> [DATA SECTION]
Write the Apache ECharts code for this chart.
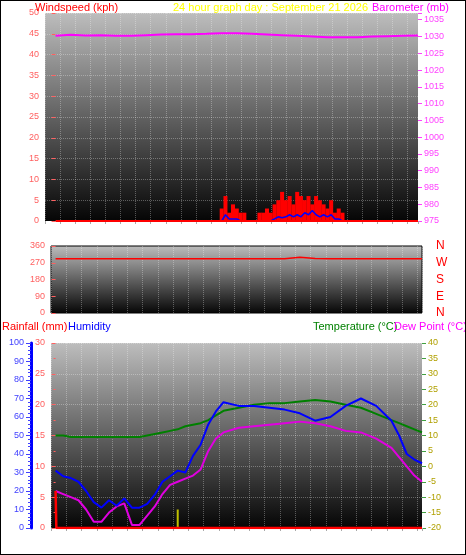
<!DOCTYPE html><html><head><meta charset="utf-8">
<script src="https://cdn.jsdelivr.net/npm/echarts@6/dist/echarts.min.js"></script>
<style>html,body{margin:0;padding:0;background:#fff}#c{width:466px;height:555px;box-sizing:border-box;border:1px solid #000}</style>
</head><body><div id="c"></div><script>
const hours = [0,1,2,3,4,5,6,7,8,9,10,11,12,13,14,15,16,17,18,19,20,21,22,23,24];
const barometer = [1030.2,1030.5,1030.3,1030.4,1030.2,1030.2,1030.4,1030.6,1030.7,1030.7,1030.8,1031.0,1031.0,1030.8,1030.6,1030.4,1030.2,1030.0,1029.8,1029.8,1029.8,1030.0,1030.1,1030.2,1030.3];
const windDir = [292,292,292,292,292,292,292,292,292,292,292,292,292,292,292,292,300,293,292,292,292,292,292,292,292];
const gustHours = [11,11.25,11.5,11.75,12,12.25,12.5,12.75,13,13.25,13.5,13.75,14,14.25,14.5,14.75,15,15.25,15.5,15.75,16,16.25,16.5,16.75,17,17.25,17.5,17.75,18,18.25,18.5,18.75,19];
const gusts = [3,6,2,4,3,2,2,0,0,0,2,2,3,2,4,5,7,5,6,4,7,6,5,6,4,6,5,4,3,5,2,3,2];
const avgWind = [0,1.5,0.5,0.5,0.5,0,0,0,0,0,0,0,0,0,0.5,1,0.8,1,1.5,1,1.5,1,2,1.5,2.5,1.5,1,1.5,1,1.5,0.5,0.5,0];
const humHours = [0,0.5,1,1.5,2,2.5,3,3.5,4,4.5,5,5.5,6,6.5,7,7.5,8,8.5,9,9.5,10,10.5,11,12,13,14,15,16,17,18,19,20,21,22,22.5,23,23.5,24];
const humidity = [31,28,27,25,20,14,11,15,12,16,11,11,13,18,25,28,31,30,39,45,56,63,68,66,66,65,64,62,58,60,66,70,66,58,50,40,37,35];
const temperature = [10,10,9.5,9.5,9.5,9.5,9.5,9.5,9.5,9.5,9.5,9.5,10,10.5,11,11.5,12,13,13.5,14,15,16.5,18,19,20,20.5,20.5,21,21.5,21,20,19,17,15,14,13,12,11];
const dewPoint = [-8,-9,-10,-11,-14,-18,-18,-15,-13,-12,-19,-19,-16,-13,-9,-6,-5,-4,-3,-1,5,9,11,12.5,13,13.5,14,14.5,14,13,11.5,11,9,6,3,0,-3,-5];
const rainHours = [0,0.05,24];
const rainfall = [6,0,0];
const rainRateHours = [8];
const rainRate = [3];

const bg = {type:'linear',x:0,y:0,x2:0,y2:1,colorStops:[{offset:0,color:'#bdbdbd'},{offset:1,color:'#050505'}]};
const FF='Liberation Sans';
function xAx(i,labels,min){return {type:'value',gridIndex:i,min:min,max:24,interval:1,
  axisLine:{show:false},axisTick:{show:labels,length:3,lineStyle:{color:'#aaa'}},splitLine:{show:true,lineStyle:{color:'rgba(255,255,255,0.3)',type:'dotted'}},
  axisLabel:{show:labels,color:'#2020ff',fontSize:10,fontFamily:FF,margin:8,
   formatter:v=>{const h=Math.round(v);return (Math.abs(v-h)<1e-6&&h%2===1)?(h<10?'0'+h:''+h):'';}}};}
function ttl(text,left,top,color){return {text,left,top,padding:0,textStyle:{color,fontSize:11,fontWeight:'normal',fontFamily:FF}};}
const opt = {
 animation:false,
 textStyle:{fontFamily:FF},
 title:[
  ttl('Windspeed (kph)',34,1,'#ff0000'),
  ttl('24 hour graph day : September 21 2026',172,1,'#ffff00'),
  ttl('Barometer (mb)',371,1,'#ff00ff'),
  ttl('Rainfall (mm)',1,320,'#ff0000'),
  ttl('Humidity',67,320,'#0000ff'),
  ttl('Temperature (°C)',312,320,'#008000'),
  ttl('Dew Point (°C)',393,320,'#ff00ff')
 ],
 grid:[
  {left:44,top:12,width:373,height:208,show:true,backgroundColor:bg,borderWidth:0},
  {left:50,top:245,width:371,height:67,show:true,backgroundColor:bg,borderColor:'#000',borderWidth:1},
  {left:50,top:342,width:371,height:185,show:true,backgroundColor:bg,borderWidth:0}
 ],
 xAxis:[xAx(0,true,-0.7),xAx(1,false,-0.3),xAx(2,true,-0.3)],
 yAxis:[
  {type:'value',gridIndex:0,min:0,max:50,interval:5,axisLine:{show:false},axisTick:{show:true,length:4,lineStyle:{color:'#ff6060'}},
   axisLabel:{color:'#ff6060',fontSize:9,margin:6},splitLine:{show:true,lineStyle:{color:'rgba(255,255,255,0.3)',type:'dotted'}}},
  {type:'value',gridIndex:0,position:'right',min:975,max:1037,interval:5,axisLine:{show:false},axisTick:{show:true,length:4,lineStyle:{color:'#ff40ff'}},
   axisLabel:{color:'#ff40ff',fontSize:9,margin:6,formatter:v=>v>1035?'':v},splitLine:{show:false}},
  {type:'value',gridIndex:1,min:0,max:360,interval:90,axisLine:{show:false},axisTick:{show:true,length:4,lineStyle:{color:'#ff6060'}},
   axisLabel:{color:'#ff6060',fontSize:9,margin:6},splitLine:{show:false}},
  {type:'value',gridIndex:1,position:'right',min:0,max:360,interval:90,axisLine:{show:false},axisTick:{show:false},
   axisLabel:{color:'#ff0000',fontSize:12,margin:14,formatter:v=>({0:'N',90:'E',180:'S',270:'W',360:'N'})[v]},splitLine:{show:false}},
  {type:'value',gridIndex:2,min:0,max:30,interval:5,axisLine:{show:false},axisTick:{show:true,length:4,lineStyle:{color:'#ff6060'}},
   minorTick:{show:true,splitNumber:2,length:2,lineStyle:{color:'#ff6060'}},
   axisLabel:{color:'#ff6060',fontSize:9,margin:6},splitLine:{show:true,lineStyle:{color:'rgba(255,255,255,0.3)',type:'dotted'}}},
  {type:'value',gridIndex:2,position:'left',offset:20,min:0,max:100,interval:10,axisLine:{show:true,lineStyle:{color:'#0000ff',width:3}},axisTick:{show:true,length:5,lineStyle:{color:'#4040ff'}},minorTick:{show:true,splitNumber:5,length:3,lineStyle:{color:'#4040ff'}},
   axisLabel:{color:'#4040ff',fontSize:9,margin:7},splitLine:{show:false}},
  {type:'value',gridIndex:2,position:'right',min:-20,max:40,interval:5,axisLine:{show:false},axisTick:{show:true,length:4,lineStyle:{color:'#40a040'}},
   axisLabel:{color:'#b0a000',fontSize:9,margin:6},splitLine:{show:false}}
 ],
 series:[
  {type:'bar',xAxisIndex:0,yAxisIndex:0,data:gustHours.map((h,i)=>[h,gusts[i]]),barWidth:4,itemStyle:{color:'#ff0000'}},
  {type:'line',xAxisIndex:0,yAxisIndex:0,data:gustHours.map((h,i)=>[h,avgWind[i]]),showSymbol:false,lineStyle:{color:'#0000ff',width:1.5}},
  {type:'line',xAxisIndex:0,yAxisIndex:0,data:[[0,0],[24,0]],showSymbol:false,lineStyle:{color:'#ff0000',width:2}},
  {type:'line',xAxisIndex:0,yAxisIndex:1,data:hours.map((h,i)=>[h,barometer[i]]),showSymbol:false,lineStyle:{color:'#ff00ff',width:2}},
  {type:'line',xAxisIndex:1,yAxisIndex:2,data:hours.map((h,i)=>[h,windDir[i]]),showSymbol:false,lineStyle:{color:'#ff0000',width:1.5}},
  {type:'line',xAxisIndex:2,yAxisIndex:6,data:humHours.map((h,i)=>[h,temperature[i]]),showSymbol:false,lineStyle:{color:'#008000',width:2}},
  {type:'line',xAxisIndex:2,yAxisIndex:6,data:humHours.map((h,i)=>[h,dewPoint[i]]),showSymbol:false,lineStyle:{color:'#e000e0',width:2}},
  {type:'line',xAxisIndex:2,yAxisIndex:5,data:humHours.map((h,i)=>[h,humidity[i]]),showSymbol:false,lineStyle:{color:'#0000ff',width:2}},
  {type:'bar',xAxisIndex:2,yAxisIndex:4,data:rainRateHours.map((h,i)=>[h,rainRate[i]]),barWidth:2,itemStyle:{color:'#c0c000'}},
  {type:'line',xAxisIndex:2,yAxisIndex:4,data:rainHours.map((h,i)=>[h,rainfall[i]]),step:'end',showSymbol:false,lineStyle:{color:'#ff0000',width:2.5}}
 ]
};
echarts.init(document.getElementById('c')).setOption(opt);
</script></body></html>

> [DO THIS]
Return nothing but the lines running from the start of the data to the line with "const rainRate = [3];", please, both ends included and no pictures.

> [OUTPUT FOR THIS TASK]
Write the Apache ECharts code for this chart.
<!DOCTYPE html><html><head><meta charset="utf-8">
<script src="https://cdn.jsdelivr.net/npm/echarts@6/dist/echarts.min.js"></script>
<style>html,body{margin:0;padding:0;background:#fff}#c{width:466px;height:555px;box-sizing:border-box;border:1px solid #000}</style>
</head><body><div id="c"></div><script>
const hours = [0,1,2,3,4,5,6,7,8,9,10,11,12,13,14,15,16,17,18,19,20,21,22,23,24];
const barometer = [1030.2,1030.5,1030.3,1030.4,1030.2,1030.2,1030.4,1030.6,1030.7,1030.7,1030.8,1031.0,1031.0,1030.8,1030.6,1030.4,1030.2,1030.0,1029.8,1029.8,1029.8,1030.0,1030.1,1030.2,1030.3];
const windDir = [292,292,292,292,292,292,292,292,292,292,292,292,292,292,292,292,300,293,292,292,292,292,292,292,292];
const gustHours = [11,11.25,11.5,11.75,12,12.25,12.5,12.75,13,13.25,13.5,13.75,14,14.25,14.5,14.75,15,15.25,15.5,15.75,16,16.25,16.5,16.75,17,17.25,17.5,17.75,18,18.25,18.5,18.75,19];
const gusts = [3,6,2,4,3,2,2,0,0,0,2,2,3,2,4,5,7,5,6,4,7,6,5,6,4,6,5,4,3,5,2,3,2];
const avgWind = [0,1.5,0.5,0.5,0.5,0,0,0,0,0,0,0,0,0,0.5,1,0.8,1,1.5,1,1.5,1,2,1.5,2.5,1.5,1,1.5,1,1.5,0.5,0.5,0];
const humHours = [0,0.5,1,1.5,2,2.5,3,3.5,4,4.5,5,5.5,6,6.5,7,7.5,8,8.5,9,9.5,10,10.5,11,12,13,14,15,16,17,18,19,20,21,22,22.5,23,23.5,24];
const humidity = [31,28,27,25,20,14,11,15,12,16,11,11,13,18,25,28,31,30,39,45,56,63,68,66,66,65,64,62,58,60,66,70,66,58,50,40,37,35];
const temperature = [10,10,9.5,9.5,9.5,9.5,9.5,9.5,9.5,9.5,9.5,9.5,10,10.5,11,11.5,12,13,13.5,14,15,16.5,18,19,20,20.5,20.5,21,21.5,21,20,19,17,15,14,13,12,11];
const dewPoint = [-8,-9,-10,-11,-14,-18,-18,-15,-13,-12,-19,-19,-16,-13,-9,-6,-5,-4,-3,-1,5,9,11,12.5,13,13.5,14,14.5,14,13,11.5,11,9,6,3,0,-3,-5];
const rainHours = [0,0.05,24];
const rainfall = [6,0,0];
const rainRateHours = [8];
const rainRate = [3];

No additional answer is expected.